旗本青木可直(初代藩主・青木一重の四弟)の長男。母は関氏。正室は酒井忠利の養女(酒井忠季の娘)。子は娘・マン(青木重正正室)。養子に青木可一酒井忠勝の三男、早世)、青木重正。官位は従五位下、甲斐守。号は端山。

生涯

慶長11年(1606年)、播磨姫路藩にて生まれる。初代藩主の一重には嗣子がなく、しかも最初に養嗣子として迎えていた正重は病弱で廃嫡されたため、元和5年(1619年)に一重が隠居したとき、その養嗣子となって跡を継いだ。

藩主としては有能で、藩政においては文武を奨励し、民政においても善政を第一とすることに尽力したため、藩政の基礎が固められた。

また、寛永18年(1641年)に徳川家光の上洛に随行し、京都御室仁和寺の造営奉行を務め、功績を挙げている。その10年に及ぶ京都滞在中、花園妙心寺近辺に仮寓した縁で、妙心寺の愚堂禅師に参禅するようになった。

寛文3年(1663年)には、摂津川辺郡多田院の再興の奉行も務めた。

しかし、明暦2年(1656年)に摂津の普門寺隠元という中国より渡来した禅師に出会ってから、彼の人生は大きく変わった。

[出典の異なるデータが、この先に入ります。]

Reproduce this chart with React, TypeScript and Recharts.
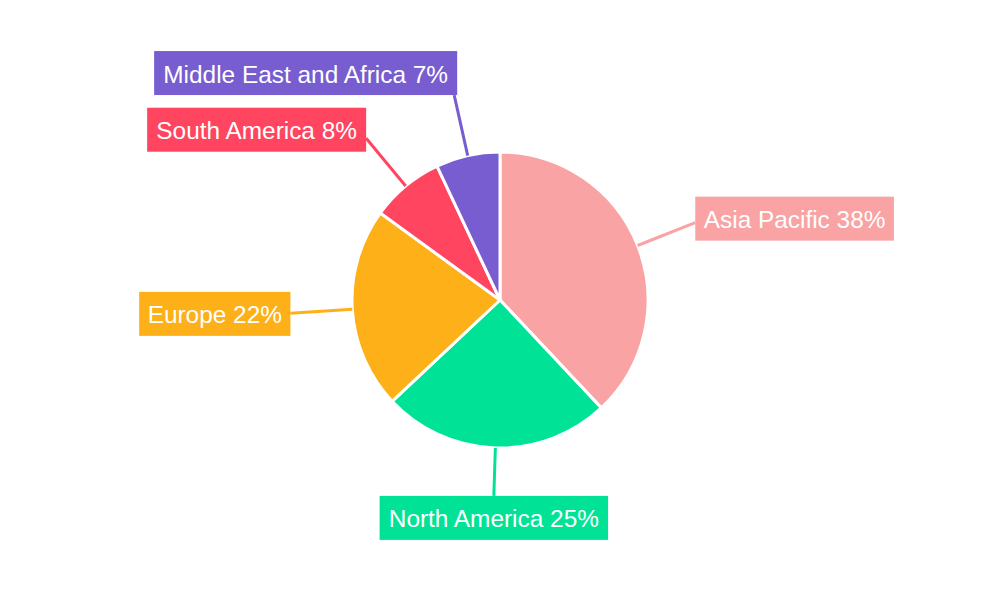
import { PieChart, Pie, Cell } from 'recharts';

const regions = ['Asia Pacific', 'North America', 'Europe', 'South America', 'Middle East and Africa'];
const shares = [38, 25, 22, 8, 7];
const colors = ['#F9A3A4', '#00E396', '#FEB019', '#FF4560', '#775DD0'];

const data = regions.map((name, i) => ({ name, value: shares[i] }));

const RADIAN = Math.PI / 180;
const FONT = '24.4px "Liberation Sans", Arial, sans-serif';
const BOX_H = 44;
const PAD = 8.5;

let ctx: CanvasRenderingContext2D | null = null;
const measure = (text: string) => {
    if (!ctx) ctx = document.createElement('canvas').getContext('2d');
    if (!ctx) return text.length * 12;
    ctx.font = FONT;
    return ctx.measureText(text).width;
};

const renderLabel = (props: any) => {
    const { cx, cy, midAngle, outerRadius, percent, name, index } = props;
    const color = colors[index];
    const cos = Math.cos(-midAngle * RADIAN);
    const sin = -Math.sin(-midAngle * RADIAN); // positive = up
    const sx = cx + outerRadius * cos;
    const sy = cy - outerRadius * sin;
    const r = sin < -0.9 ? outerRadius + 48 : outerRadius + 62;
    const ex = cx + r * cos;
    const ey = cy - r * sin;

    const text = `${name} ${Math.round(percent * 100)}%`;
    const w = measure(text) + PAD * 2;
    const vertical = Math.abs(sin) > 0.9;

    let bx: number;
    if (Math.abs(cos) < 0.1) bx = ex - w / 2;
    else if (cos > 0) bx = ex;
    else bx = ex - w + (vertical ? 3 : 0);

    let by: number;
    if (sin > 0.9) by = ey - BOX_H;
    else if (sin < -0.9) by = ey;
    else by = ey - BOX_H / 2 - (sin * BOX_H) / 4;

    return (
        <g key={`label-${index}`}>
            <line x1={sx} y1={sy} x2={ex} y2={ey} stroke={color} strokeWidth={3} />
            <rect x={bx} y={by} width={w} height={BOX_H} fill={color} />
            <text
                x={bx + w / 2}
                y={by + BOX_H / 2 + 1}
                fill="#ffffff"
                textAnchor="middle"
                dominantBaseline="central"
                style={{ font: FONT }}
            >
                {text}
            </text>
        </g>
    );
};

export default function App() {
    return (
        <div style={{ position: 'fixed', left: 0, top: 0, width: 1000, height: 600, background: '#fff' }}>
            <PieChart width={1000} height={600} margin={{ top: 0, right: 0, bottom: 0, left: 0 }}>
                <Pie
                    data={data}
                    dataKey="value"
                    nameKey="name"
                    cx={500}
                    cy={300}
                    outerRadius={148}
                    startAngle={90}
                    endAngle={-270}
                    stroke="#ffffff"
                    strokeWidth={3}
                    labelLine={false}
                    label={renderLabel}
                    isAnimationActive={false}
                >
                    {data.map((_entry, index) => (
                        <Cell key={`cell-${index}`} fill={colors[index]} />
                    ))}
                </Pie>
            </PieChart>
        </div>
    );
}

万治2年(1659年)2月、摩耶山麓に仏日寺を創建し、隠元を開山に迎えた。翌年には、第2代住持として隠元の弟子の慧林性機を招致している。寛文7年には、萬福寺大雄宝殿が造営されたが、この時も重兼は造営奉行を務めている。

重兼は次第に仏門に傾倒し、遂には出家して入門することを決めた。重兼には女児しかなかったため、婿養子の重正に寛文12年(1672年)12月9日、家督を譲って後のことをすべて任せ、自分は仏門の道を歩んだ。延宝7年(1679年)、隠元の弟子で萬福寺第2代住持の木庵の下で出家した。

その後は川辺郡に大覚山方広寺を開き、七堂伽藍を建立し、開山に木庵を招いた後、自らはその2代目住持となって仏門にひたすら尽くした。僧名は端山性正という。天和2年(1682年)9月14日、麻田において77歳で死去した。法名は竹岩院殿端山性正大和尚。墓所は三田市末吉の方広寺。その他、端峰、二木、不二居士などとも号した。